+++ PROVIDED MATERIAL +++

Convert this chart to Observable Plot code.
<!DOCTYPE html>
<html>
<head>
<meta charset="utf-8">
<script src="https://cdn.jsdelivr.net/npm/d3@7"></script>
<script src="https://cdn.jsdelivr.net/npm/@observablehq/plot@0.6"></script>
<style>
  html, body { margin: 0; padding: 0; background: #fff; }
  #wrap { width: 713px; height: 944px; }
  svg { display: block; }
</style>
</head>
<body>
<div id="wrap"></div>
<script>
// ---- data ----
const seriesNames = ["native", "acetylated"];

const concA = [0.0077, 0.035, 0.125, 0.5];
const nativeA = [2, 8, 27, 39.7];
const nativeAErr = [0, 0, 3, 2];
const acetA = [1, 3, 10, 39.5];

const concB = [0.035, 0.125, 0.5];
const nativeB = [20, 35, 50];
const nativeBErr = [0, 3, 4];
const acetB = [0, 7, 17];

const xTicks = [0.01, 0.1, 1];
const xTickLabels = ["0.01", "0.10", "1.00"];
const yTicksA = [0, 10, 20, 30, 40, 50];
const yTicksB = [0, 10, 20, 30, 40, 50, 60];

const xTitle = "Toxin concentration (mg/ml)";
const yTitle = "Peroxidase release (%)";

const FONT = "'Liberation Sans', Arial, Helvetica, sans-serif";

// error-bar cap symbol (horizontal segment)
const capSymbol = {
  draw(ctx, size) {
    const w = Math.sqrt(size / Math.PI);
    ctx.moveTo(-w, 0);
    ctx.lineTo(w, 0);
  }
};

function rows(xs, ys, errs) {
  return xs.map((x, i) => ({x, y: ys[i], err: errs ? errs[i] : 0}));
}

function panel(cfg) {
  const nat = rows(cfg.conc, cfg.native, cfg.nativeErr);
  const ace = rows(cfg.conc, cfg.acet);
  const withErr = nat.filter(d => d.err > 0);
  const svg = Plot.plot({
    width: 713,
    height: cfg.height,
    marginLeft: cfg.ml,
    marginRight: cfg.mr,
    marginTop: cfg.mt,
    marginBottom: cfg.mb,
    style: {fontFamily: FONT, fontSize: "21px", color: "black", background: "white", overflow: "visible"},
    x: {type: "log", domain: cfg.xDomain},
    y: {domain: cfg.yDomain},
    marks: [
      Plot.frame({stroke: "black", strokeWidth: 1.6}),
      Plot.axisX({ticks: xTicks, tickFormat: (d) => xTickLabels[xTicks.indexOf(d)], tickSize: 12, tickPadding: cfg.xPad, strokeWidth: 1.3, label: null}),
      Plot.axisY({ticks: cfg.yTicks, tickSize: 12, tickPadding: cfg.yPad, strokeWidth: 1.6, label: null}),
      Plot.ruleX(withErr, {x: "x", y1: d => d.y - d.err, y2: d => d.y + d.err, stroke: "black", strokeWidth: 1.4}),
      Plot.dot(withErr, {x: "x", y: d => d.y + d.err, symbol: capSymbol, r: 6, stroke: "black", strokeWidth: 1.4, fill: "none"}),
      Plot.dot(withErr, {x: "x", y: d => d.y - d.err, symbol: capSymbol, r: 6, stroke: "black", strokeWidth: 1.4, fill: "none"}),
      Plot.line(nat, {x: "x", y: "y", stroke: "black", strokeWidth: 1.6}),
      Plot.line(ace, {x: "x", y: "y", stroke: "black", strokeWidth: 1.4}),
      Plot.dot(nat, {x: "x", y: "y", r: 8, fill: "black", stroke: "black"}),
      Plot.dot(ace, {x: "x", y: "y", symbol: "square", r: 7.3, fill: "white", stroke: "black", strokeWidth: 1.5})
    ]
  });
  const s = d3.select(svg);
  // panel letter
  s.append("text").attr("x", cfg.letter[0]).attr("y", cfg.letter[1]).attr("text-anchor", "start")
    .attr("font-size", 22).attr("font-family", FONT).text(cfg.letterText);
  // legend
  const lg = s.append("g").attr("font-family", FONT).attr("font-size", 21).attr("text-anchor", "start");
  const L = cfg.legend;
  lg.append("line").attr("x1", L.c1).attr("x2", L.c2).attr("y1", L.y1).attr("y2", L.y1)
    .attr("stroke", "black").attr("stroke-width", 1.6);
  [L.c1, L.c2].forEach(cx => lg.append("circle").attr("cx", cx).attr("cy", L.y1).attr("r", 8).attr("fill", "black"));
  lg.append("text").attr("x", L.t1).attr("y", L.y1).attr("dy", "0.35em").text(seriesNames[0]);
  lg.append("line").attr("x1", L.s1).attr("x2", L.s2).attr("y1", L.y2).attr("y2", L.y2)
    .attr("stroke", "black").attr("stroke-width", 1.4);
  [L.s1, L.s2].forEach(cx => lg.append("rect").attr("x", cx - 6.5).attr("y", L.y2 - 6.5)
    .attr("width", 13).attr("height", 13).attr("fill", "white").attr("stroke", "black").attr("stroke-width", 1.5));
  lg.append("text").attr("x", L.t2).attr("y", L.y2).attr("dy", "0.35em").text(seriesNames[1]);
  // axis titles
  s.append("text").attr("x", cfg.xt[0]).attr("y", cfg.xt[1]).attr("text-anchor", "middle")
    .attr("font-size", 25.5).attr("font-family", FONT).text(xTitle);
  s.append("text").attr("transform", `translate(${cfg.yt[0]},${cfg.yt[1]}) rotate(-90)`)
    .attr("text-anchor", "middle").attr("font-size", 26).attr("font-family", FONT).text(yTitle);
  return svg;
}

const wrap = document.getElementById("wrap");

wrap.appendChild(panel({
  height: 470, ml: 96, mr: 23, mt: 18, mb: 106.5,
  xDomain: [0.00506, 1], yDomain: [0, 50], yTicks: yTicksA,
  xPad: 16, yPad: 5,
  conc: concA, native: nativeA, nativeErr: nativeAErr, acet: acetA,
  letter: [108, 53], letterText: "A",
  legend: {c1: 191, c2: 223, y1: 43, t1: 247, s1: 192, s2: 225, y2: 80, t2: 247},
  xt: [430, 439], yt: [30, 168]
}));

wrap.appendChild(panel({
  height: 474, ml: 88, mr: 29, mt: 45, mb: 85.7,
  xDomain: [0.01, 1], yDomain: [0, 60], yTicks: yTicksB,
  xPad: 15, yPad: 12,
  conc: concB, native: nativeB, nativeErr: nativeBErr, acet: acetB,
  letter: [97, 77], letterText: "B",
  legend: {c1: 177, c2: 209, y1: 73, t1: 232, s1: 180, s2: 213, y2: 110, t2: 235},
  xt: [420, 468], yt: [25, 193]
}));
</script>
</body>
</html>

+++

From the preceding material, extract every line exactly.

**EXERCISE RESPONSE**
Convert this chart to Observable Plot code.
<!DOCTYPE html>
<html>
<head>
<meta charset="utf-8">
<script src="https://cdn.jsdelivr.net/npm/d3@7"></script>
<script src="https://cdn.jsdelivr.net/npm/@observablehq/plot@0.6"></script>
<style>
  html, body { margin: 0; padding: 0; background: #fff; }
  #wrap { width: 713px; height: 944px; }
  svg { display: block; }
</style>
</head>
<body>
<div id="wrap"></div>
<script>
// ---- data ----
const seriesNames = ["native", "acetylated"];

const concA = [0.0077, 0.035, 0.125, 0.5];
const nativeA = [2, 8, 27, 39.7];
const nativeAErr = [0, 0, 3, 2];
const acetA = [1, 3, 10, 39.5];

const concB = [0.035, 0.125, 0.5];
const nativeB = [20, 35, 50];
const nativeBErr = [0, 3, 4];
const acetB = [0, 7, 17];

const xTicks = [0.01, 0.1, 1];
const xTickLabels = ["0.01", "0.10", "1.00"];
const yTicksA = [0, 10, 20, 30, 40, 50];
const yTicksB = [0, 10, 20, 30, 40, 50, 60];

const xTitle = "Toxin concentration (mg/ml)";
const yTitle = "Peroxidase release (%)";

const FONT = "'Liberation Sans', Arial, Helvetica, sans-serif";

// error-bar cap symbol (horizontal segment)
const capSymbol = {
  draw(ctx, size) {
    const w = Math.sqrt(size / Math.PI);
    ctx.moveTo(-w, 0);
    ctx.lineTo(w, 0);
  }
};

function rows(xs, ys, errs) {
  return xs.map((x, i) => ({x, y: ys[i], err: errs ? errs[i] : 0}));
}

function panel(cfg) {
  const nat = rows(cfg.conc, cfg.native, cfg.nativeErr);
  const ace = rows(cfg.conc, cfg.acet);
  const withErr = nat.filter(d => d.err > 0);
  const svg = Plot.plot({
    width: 713,
    height: cfg.height,
    marginLeft: cfg.ml,
    marginRight: cfg.mr,
    marginTop: cfg.mt,
    marginBottom: cfg.mb,
    style: {fontFamily: FONT, fontSize: "21px", color: "black", background: "white", overflow: "visible"},
    x: {type: "log", domain: cfg.xDomain},
    y: {domain: cfg.yDomain},
    marks: [
      Plot.frame({stroke: "black", strokeWidth: 1.6}),
      Plot.axisX({ticks: xTicks, tickFormat: (d) => xTickLabels[xTicks.indexOf(d)], tickSize: 12, tickPadding: cfg.xPad, strokeWidth: 1.3, label: null}),
      Plot.axisY({ticks: cfg.yTicks, tickSize: 12, tickPadding: cfg.yPad, strokeWidth: 1.6, label: null}),
      Plot.ruleX(withErr, {x: "x", y1: d => d.y - d.err, y2: d => d.y + d.err, stroke: "black", strokeWidth: 1.4}),
      Plot.dot(withErr, {x: "x", y: d => d.y + d.err, symbol: capSymbol, r: 6, stroke: "black", strokeWidth: 1.4, fill: "none"}),
      Plot.dot(withErr, {x: "x", y: d => d.y - d.err, symbol: capSymbol, r: 6, stroke: "black", strokeWidth: 1.4, fill: "none"}),
      Plot.line(nat, {x: "x", y: "y", stroke: "black", strokeWidth: 1.6}),
      Plot.line(ace, {x: "x", y: "y", stroke: "black", strokeWidth: 1.4}),
      Plot.dot(nat, {x: "x", y: "y", r: 8, fill: "black", stroke: "black"}),
      Plot.dot(ace, {x: "x", y: "y", symbol: "square", r: 7.3, fill: "white", stroke: "black", strokeWidth: 1.5})
    ]
  });
  const s = d3.select(svg);
  // panel letter
  s.append("text").attr("x", cfg.letter[0]).attr("y", cfg.letter[1]).attr("text-anchor", "start")
    .attr("font-size", 22).attr("font-family", FONT).text(cfg.letterText);
  // legend
  const lg = s.append("g").attr("font-family", FONT).attr("font-size", 21).attr("text-anchor", "start");
  const L = cfg.legend;
  lg.append("line").attr("x1", L.c1).attr("x2", L.c2).attr("y1", L.y1).attr("y2", L.y1)
    .attr("stroke", "black").attr("stroke-width", 1.6);
  [L.c1, L.c2].forEach(cx => lg.append("circle").attr("cx", cx).attr("cy", L.y1).attr("r", 8).attr("fill", "black"));
  lg.append("text").attr("x", L.t1).attr("y", L.y1).attr("dy", "0.35em").text(seriesNames[0]);
  lg.append("line").attr("x1", L.s1).attr("x2", L.s2).attr("y1", L.y2).attr("y2", L.y2)
    .attr("stroke", "black").attr("stroke-width", 1.4);
  [L.s1, L.s2].forEach(cx => lg.append("rect").attr("x", cx - 6.5).attr("y", L.y2 - 6.5)
    .attr("width", 13).attr("height", 13).attr("fill", "white").attr("stroke", "black").attr("stroke-width", 1.5));
  lg.append("text").attr("x", L.t2).attr("y", L.y2).attr("dy", "0.35em").text(seriesNames[1]);
  // axis titles
  s.append("text").attr("x", cfg.xt[0]).attr("y", cfg.xt[1]).attr("text-anchor", "middle")
    .attr("font-size", 25.5).attr("font-family", FONT).text(xTitle);
  s.append("text").attr("transform", `translate(${cfg.yt[0]},${cfg.yt[1]}) rotate(-90)`)
    .attr("text-anchor", "middle").attr("font-size", 26).attr("font-family", FONT).text(yTitle);
  return svg;
}

const wrap = document.getElementById("wrap");

wrap.appendChild(panel({
  height: 470, ml: 96, mr: 23, mt: 18, mb: 106.5,
  xDomain: [0.00506, 1], yDomain: [0, 50], yTicks: yTicksA,
  xPad: 16, yPad: 5,
  conc: concA, native: nativeA, nativeErr: nativeAErr, acet: acetA,
  letter: [108, 53], letterText: "A",
  legend: {c1: 191, c2: 223, y1: 43, t1: 247, s1: 192, s2: 225, y2: 80, t2: 247},
  xt: [430, 439], yt: [30, 168]
}));

wrap.appendChild(panel({
  height: 474, ml: 88, mr: 29, mt: 45, mb: 85.7,
  xDomain: [0.01, 1], yDomain: [0, 60], yTicks: yTicksB,
  xPad: 15, yPad: 12,
  conc: concB, native: nativeB, nativeErr: nativeBErr, acet: acetB,
  letter: [97, 77], letterText: "B",
  legend: {c1: 177, c2: 209, y1: 73, t1: 232, s1: 180, s2: 213, y2: 110, t2: 235},
  xt: [420, 468], yt: [25, 193]
}));
</script>
</body>
</html>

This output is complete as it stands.